▸ Provided records:

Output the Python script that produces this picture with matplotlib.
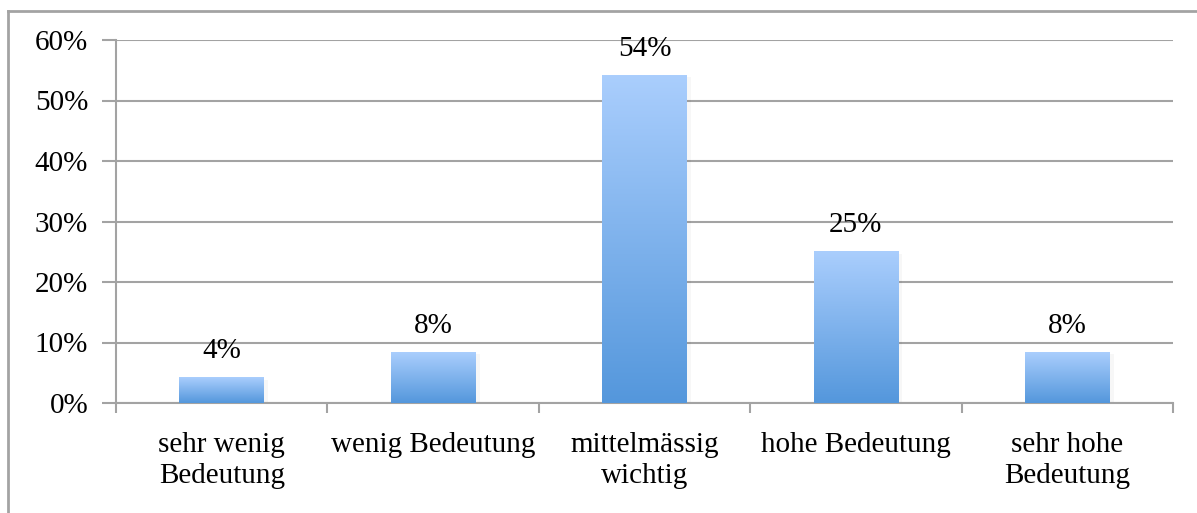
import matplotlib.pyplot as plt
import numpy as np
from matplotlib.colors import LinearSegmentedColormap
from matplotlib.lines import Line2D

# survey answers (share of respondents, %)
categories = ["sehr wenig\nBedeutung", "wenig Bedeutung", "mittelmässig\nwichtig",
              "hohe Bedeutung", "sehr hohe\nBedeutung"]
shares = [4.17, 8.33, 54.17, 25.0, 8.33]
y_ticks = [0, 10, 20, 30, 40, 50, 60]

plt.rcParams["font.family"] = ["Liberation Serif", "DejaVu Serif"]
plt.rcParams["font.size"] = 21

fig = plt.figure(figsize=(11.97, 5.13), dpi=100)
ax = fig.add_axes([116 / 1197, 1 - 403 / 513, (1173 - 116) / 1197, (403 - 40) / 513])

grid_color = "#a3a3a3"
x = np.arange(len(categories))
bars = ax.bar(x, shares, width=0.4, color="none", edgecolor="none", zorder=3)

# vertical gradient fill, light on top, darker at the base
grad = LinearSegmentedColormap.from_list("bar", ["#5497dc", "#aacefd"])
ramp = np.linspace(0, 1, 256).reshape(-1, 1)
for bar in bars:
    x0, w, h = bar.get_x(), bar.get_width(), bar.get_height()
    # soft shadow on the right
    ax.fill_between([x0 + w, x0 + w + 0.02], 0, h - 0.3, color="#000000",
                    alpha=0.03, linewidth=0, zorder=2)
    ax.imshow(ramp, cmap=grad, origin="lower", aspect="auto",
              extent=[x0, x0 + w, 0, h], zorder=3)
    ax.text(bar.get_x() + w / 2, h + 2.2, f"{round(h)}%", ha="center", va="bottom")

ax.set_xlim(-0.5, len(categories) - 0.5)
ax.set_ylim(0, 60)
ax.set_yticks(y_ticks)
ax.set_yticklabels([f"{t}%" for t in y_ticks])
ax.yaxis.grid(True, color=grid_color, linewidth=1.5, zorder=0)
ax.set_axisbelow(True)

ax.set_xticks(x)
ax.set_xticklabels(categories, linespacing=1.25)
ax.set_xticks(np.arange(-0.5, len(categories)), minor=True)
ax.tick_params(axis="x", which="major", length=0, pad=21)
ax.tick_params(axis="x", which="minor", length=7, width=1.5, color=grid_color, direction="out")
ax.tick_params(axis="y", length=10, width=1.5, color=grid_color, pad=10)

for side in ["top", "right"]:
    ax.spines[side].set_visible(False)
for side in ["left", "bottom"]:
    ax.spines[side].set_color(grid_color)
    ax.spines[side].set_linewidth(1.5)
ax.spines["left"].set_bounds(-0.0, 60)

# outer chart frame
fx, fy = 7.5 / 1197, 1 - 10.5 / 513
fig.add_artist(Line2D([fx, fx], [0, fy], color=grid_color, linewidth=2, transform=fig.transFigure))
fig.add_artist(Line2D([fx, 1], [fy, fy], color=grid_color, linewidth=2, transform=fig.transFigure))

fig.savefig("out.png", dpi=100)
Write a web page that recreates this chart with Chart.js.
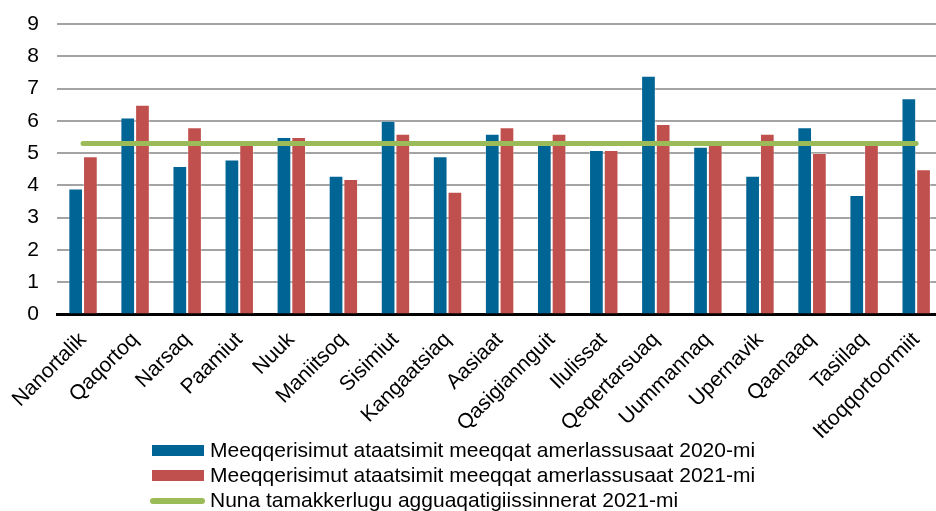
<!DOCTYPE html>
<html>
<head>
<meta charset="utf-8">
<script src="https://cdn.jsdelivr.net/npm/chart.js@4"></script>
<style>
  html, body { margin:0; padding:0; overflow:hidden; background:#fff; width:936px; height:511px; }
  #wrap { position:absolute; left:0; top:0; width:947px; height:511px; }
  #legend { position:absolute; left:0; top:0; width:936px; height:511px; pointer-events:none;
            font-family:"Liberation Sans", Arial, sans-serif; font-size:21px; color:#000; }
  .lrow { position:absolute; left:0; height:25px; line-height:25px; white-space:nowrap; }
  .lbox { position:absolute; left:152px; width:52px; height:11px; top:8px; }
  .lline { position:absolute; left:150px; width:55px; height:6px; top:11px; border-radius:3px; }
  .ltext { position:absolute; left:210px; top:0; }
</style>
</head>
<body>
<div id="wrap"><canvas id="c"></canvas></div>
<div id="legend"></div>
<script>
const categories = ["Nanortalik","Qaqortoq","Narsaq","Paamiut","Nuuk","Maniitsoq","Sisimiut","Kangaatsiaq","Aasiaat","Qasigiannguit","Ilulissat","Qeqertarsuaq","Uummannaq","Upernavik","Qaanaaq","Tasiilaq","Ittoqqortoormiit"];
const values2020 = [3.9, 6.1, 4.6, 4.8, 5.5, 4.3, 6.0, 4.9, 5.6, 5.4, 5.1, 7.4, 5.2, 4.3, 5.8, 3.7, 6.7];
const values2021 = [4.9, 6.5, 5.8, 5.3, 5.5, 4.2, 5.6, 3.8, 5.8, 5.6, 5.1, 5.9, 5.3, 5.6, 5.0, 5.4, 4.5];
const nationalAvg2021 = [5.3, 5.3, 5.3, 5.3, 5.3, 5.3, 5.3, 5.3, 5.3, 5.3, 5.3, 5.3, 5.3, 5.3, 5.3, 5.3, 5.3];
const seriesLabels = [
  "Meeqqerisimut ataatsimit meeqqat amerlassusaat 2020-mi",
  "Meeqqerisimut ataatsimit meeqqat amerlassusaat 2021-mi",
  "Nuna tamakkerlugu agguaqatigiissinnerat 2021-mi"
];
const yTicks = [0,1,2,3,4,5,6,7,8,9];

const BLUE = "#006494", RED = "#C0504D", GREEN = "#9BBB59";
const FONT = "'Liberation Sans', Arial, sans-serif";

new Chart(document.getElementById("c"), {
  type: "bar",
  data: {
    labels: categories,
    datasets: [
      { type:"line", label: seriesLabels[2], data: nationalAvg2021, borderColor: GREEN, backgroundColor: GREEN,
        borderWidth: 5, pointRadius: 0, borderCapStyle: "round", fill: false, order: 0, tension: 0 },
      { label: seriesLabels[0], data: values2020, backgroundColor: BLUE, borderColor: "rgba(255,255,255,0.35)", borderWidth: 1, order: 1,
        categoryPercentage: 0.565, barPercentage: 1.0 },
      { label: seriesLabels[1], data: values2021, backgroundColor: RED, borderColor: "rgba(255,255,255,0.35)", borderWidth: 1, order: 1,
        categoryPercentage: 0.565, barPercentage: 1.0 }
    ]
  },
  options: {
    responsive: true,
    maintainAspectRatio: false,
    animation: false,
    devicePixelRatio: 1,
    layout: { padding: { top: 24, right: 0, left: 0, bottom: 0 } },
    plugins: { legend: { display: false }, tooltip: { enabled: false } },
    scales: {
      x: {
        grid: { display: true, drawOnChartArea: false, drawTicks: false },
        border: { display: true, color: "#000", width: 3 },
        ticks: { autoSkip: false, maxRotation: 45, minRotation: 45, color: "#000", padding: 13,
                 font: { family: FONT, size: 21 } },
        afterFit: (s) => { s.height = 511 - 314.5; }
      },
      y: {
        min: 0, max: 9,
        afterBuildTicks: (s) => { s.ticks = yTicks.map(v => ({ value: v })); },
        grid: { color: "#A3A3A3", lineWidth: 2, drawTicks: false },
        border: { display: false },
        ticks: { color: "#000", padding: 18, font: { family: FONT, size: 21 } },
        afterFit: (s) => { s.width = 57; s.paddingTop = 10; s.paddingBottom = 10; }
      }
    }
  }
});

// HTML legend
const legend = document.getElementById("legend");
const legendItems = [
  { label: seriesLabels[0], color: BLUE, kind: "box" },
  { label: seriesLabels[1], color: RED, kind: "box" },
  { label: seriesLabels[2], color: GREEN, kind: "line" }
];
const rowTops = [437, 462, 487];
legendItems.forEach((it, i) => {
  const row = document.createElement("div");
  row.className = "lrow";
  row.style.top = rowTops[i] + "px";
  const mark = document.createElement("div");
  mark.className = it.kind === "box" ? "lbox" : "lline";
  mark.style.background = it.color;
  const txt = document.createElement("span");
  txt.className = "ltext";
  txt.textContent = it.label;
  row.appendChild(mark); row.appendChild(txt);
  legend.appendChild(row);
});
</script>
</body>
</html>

▸ Task brief:
Reproduce all entries without any change, and omit the pictures.

▸ Final answer:
Output the Python script that produces this picture with matplotlib.
import matplotlib.pyplot as plt
import numpy as np
from matplotlib.colors import LinearSegmentedColormap
from matplotlib.lines import Line2D

# survey answers (share of respondents, %)
categories = ["sehr wenig\nBedeutung", "wenig Bedeutung", "mittelmässig\nwichtig",
              "hohe Bedeutung", "sehr hohe\nBedeutung"]
shares = [4.17, 8.33, 54.17, 25.0, 8.33]
y_ticks = [0, 10, 20, 30, 40, 50, 60]

plt.rcParams["font.family"] = ["Liberation Serif", "DejaVu Serif"]
plt.rcParams["font.size"] = 21

fig = plt.figure(figsize=(11.97, 5.13), dpi=100)
ax = fig.add_axes([116 / 1197, 1 - 403 / 513, (1173 - 116) / 1197, (403 - 40) / 513])

grid_color = "#a3a3a3"
x = np.arange(len(categories))
bars = ax.bar(x, shares, width=0.4, color="none", edgecolor="none", zorder=3)

# vertical gradient fill, light on top, darker at the base
grad = LinearSegmentedColormap.from_list("bar", ["#5497dc", "#aacefd"])
ramp = np.linspace(0, 1, 256).reshape(-1, 1)
for bar in bars:
    x0, w, h = bar.get_x(), bar.get_width(), bar.get_height()
    # soft shadow on the right
    ax.fill_between([x0 + w, x0 + w + 0.02], 0, h - 0.3, color="#000000",
                    alpha=0.03, linewidth=0, zorder=2)
    ax.imshow(ramp, cmap=grad, origin="lower", aspect="auto",
              extent=[x0, x0 + w, 0, h], zorder=3)
    ax.text(bar.get_x() + w / 2, h + 2.2, f"{round(h)}%", ha="center", va="bottom")

ax.set_xlim(-0.5, len(categories) - 0.5)
ax.set_ylim(0, 60)
ax.set_yticks(y_ticks)
ax.set_yticklabels([f"{t}%" for t in y_ticks])
ax.yaxis.grid(True, color=grid_color, linewidth=1.5, zorder=0)
ax.set_axisbelow(True)

ax.set_xticks(x)
ax.set_xticklabels(categories, linespacing=1.25)
ax.set_xticks(np.arange(-0.5, len(categories)), minor=True)
ax.tick_params(axis="x", which="major", length=0, pad=21)
ax.tick_params(axis="x", which="minor", length=7, width=1.5, color=grid_color, direction="out")
ax.tick_params(axis="y", length=10, width=1.5, color=grid_color, pad=10)

for side in ["top", "right"]:
    ax.spines[side].set_visible(False)
for side in ["left", "bottom"]:
    ax.spines[side].set_color(grid_color)
    ax.spines[side].set_linewidth(1.5)
ax.spines["left"].set_bounds(-0.0, 60)

# outer chart frame
fx, fy = 7.5 / 1197, 1 - 10.5 / 513
fig.add_artist(Line2D([fx, fx], [0, fy], color=grid_color, linewidth=2, transform=fig.transFigure))
fig.add_artist(Line2D([fx, 1], [fy, fy], color=grid_color, linewidth=2, transform=fig.transFigure))

fig.savefig("out.png", dpi=100)
Write a web page that recreates this chart with Chart.js.
<!DOCTYPE html>
<html>
<head>
<meta charset="utf-8">
<script src="https://cdn.jsdelivr.net/npm/chart.js@4"></script>
<style>
  html, body { margin:0; padding:0; overflow:hidden; background:#fff; width:936px; height:511px; }
  #wrap { position:absolute; left:0; top:0; width:947px; height:511px; }
  #legend { position:absolute; left:0; top:0; width:936px; height:511px; pointer-events:none;
            font-family:"Liberation Sans", Arial, sans-serif; font-size:21px; color:#000; }
  .lrow { position:absolute; left:0; height:25px; line-height:25px; white-space:nowrap; }
  .lbox { position:absolute; left:152px; width:52px; height:11px; top:8px; }
  .lline { position:absolute; left:150px; width:55px; height:6px; top:11px; border-radius:3px; }
  .ltext { position:absolute; left:210px; top:0; }
</style>
</head>
<body>
<div id="wrap"><canvas id="c"></canvas></div>
<div id="legend"></div>
<script>
const categories = ["Nanortalik","Qaqortoq","Narsaq","Paamiut","Nuuk","Maniitsoq","Sisimiut","Kangaatsiaq","Aasiaat","Qasigiannguit","Ilulissat","Qeqertarsuaq","Uummannaq","Upernavik","Qaanaaq","Tasiilaq","Ittoqqortoormiit"];
const values2020 = [3.9, 6.1, 4.6, 4.8, 5.5, 4.3, 6.0, 4.9, 5.6, 5.4, 5.1, 7.4, 5.2, 4.3, 5.8, 3.7, 6.7];
const values2021 = [4.9, 6.5, 5.8, 5.3, 5.5, 4.2, 5.6, 3.8, 5.8, 5.6, 5.1, 5.9, 5.3, 5.6, 5.0, 5.4, 4.5];
const nationalAvg2021 = [5.3, 5.3, 5.3, 5.3, 5.3, 5.3, 5.3, 5.3, 5.3, 5.3, 5.3, 5.3, 5.3, 5.3, 5.3, 5.3, 5.3];
const seriesLabels = [
  "Meeqqerisimut ataatsimit meeqqat amerlassusaat 2020-mi",
  "Meeqqerisimut ataatsimit meeqqat amerlassusaat 2021-mi",
  "Nuna tamakkerlugu agguaqatigiissinnerat 2021-mi"
];
const yTicks = [0,1,2,3,4,5,6,7,8,9];

const BLUE = "#006494", RED = "#C0504D", GREEN = "#9BBB59";
const FONT = "'Liberation Sans', Arial, sans-serif";

new Chart(document.getElementById("c"), {
  type: "bar",
  data: {
    labels: categories,
    datasets: [
      { type:"line", label: seriesLabels[2], data: nationalAvg2021, borderColor: GREEN, backgroundColor: GREEN,
        borderWidth: 5, pointRadius: 0, borderCapStyle: "round", fill: false, order: 0, tension: 0 },
      { label: seriesLabels[0], data: values2020, backgroundColor: BLUE, borderColor: "rgba(255,255,255,0.35)", borderWidth: 1, order: 1,
        categoryPercentage: 0.565, barPercentage: 1.0 },
      { label: seriesLabels[1], data: values2021, backgroundColor: RED, borderColor: "rgba(255,255,255,0.35)", borderWidth: 1, order: 1,
        categoryPercentage: 0.565, barPercentage: 1.0 }
    ]
  },
  options: {
    responsive: true,
    maintainAspectRatio: false,
    animation: false,
    devicePixelRatio: 1,
    layout: { padding: { top: 24, right: 0, left: 0, bottom: 0 } },
    plugins: { legend: { display: false }, tooltip: { enabled: false } },
    scales: {
      x: {
        grid: { display: true, drawOnChartArea: false, drawTicks: false },
        border: { display: true, color: "#000", width: 3 },
        ticks: { autoSkip: false, maxRotation: 45, minRotation: 45, color: "#000", padding: 13,
                 font: { family: FONT, size: 21 } },
        afterFit: (s) => { s.height = 511 - 314.5; }
      },
      y: {
        min: 0, max: 9,
        afterBuildTicks: (s) => { s.ticks = yTicks.map(v => ({ value: v })); },
        grid: { color: "#A3A3A3", lineWidth: 2, drawTicks: false },
        border: { display: false },
        ticks: { color: "#000", padding: 18, font: { family: FONT, size: 21 } },
        afterFit: (s) => { s.width = 57; s.paddingTop = 10; s.paddingBottom = 10; }
      }
    }
  }
});

// HTML legend
const legend = document.getElementById("legend");
const legendItems = [
  { label: seriesLabels[0], color: BLUE, kind: "box" },
  { label: seriesLabels[1], color: RED, kind: "box" },
  { label: seriesLabels[2], color: GREEN, kind: "line" }
];
const rowTops = [437, 462, 487];
legendItems.forEach((it, i) => {
  const row = document.createElement("div");
  row.className = "lrow";
  row.style.top = rowTops[i] + "px";
  const mark = document.createElement("div");
  mark.className = it.kind === "box" ? "lbox" : "lline";
  mark.style.background = it.color;
  const txt = document.createElement("span");
  txt.className = "ltext";
  txt.textContent = it.label;
  row.appendChild(mark); row.appendChild(txt);
  legend.appendChild(row);
});
</script>
</body>
</html>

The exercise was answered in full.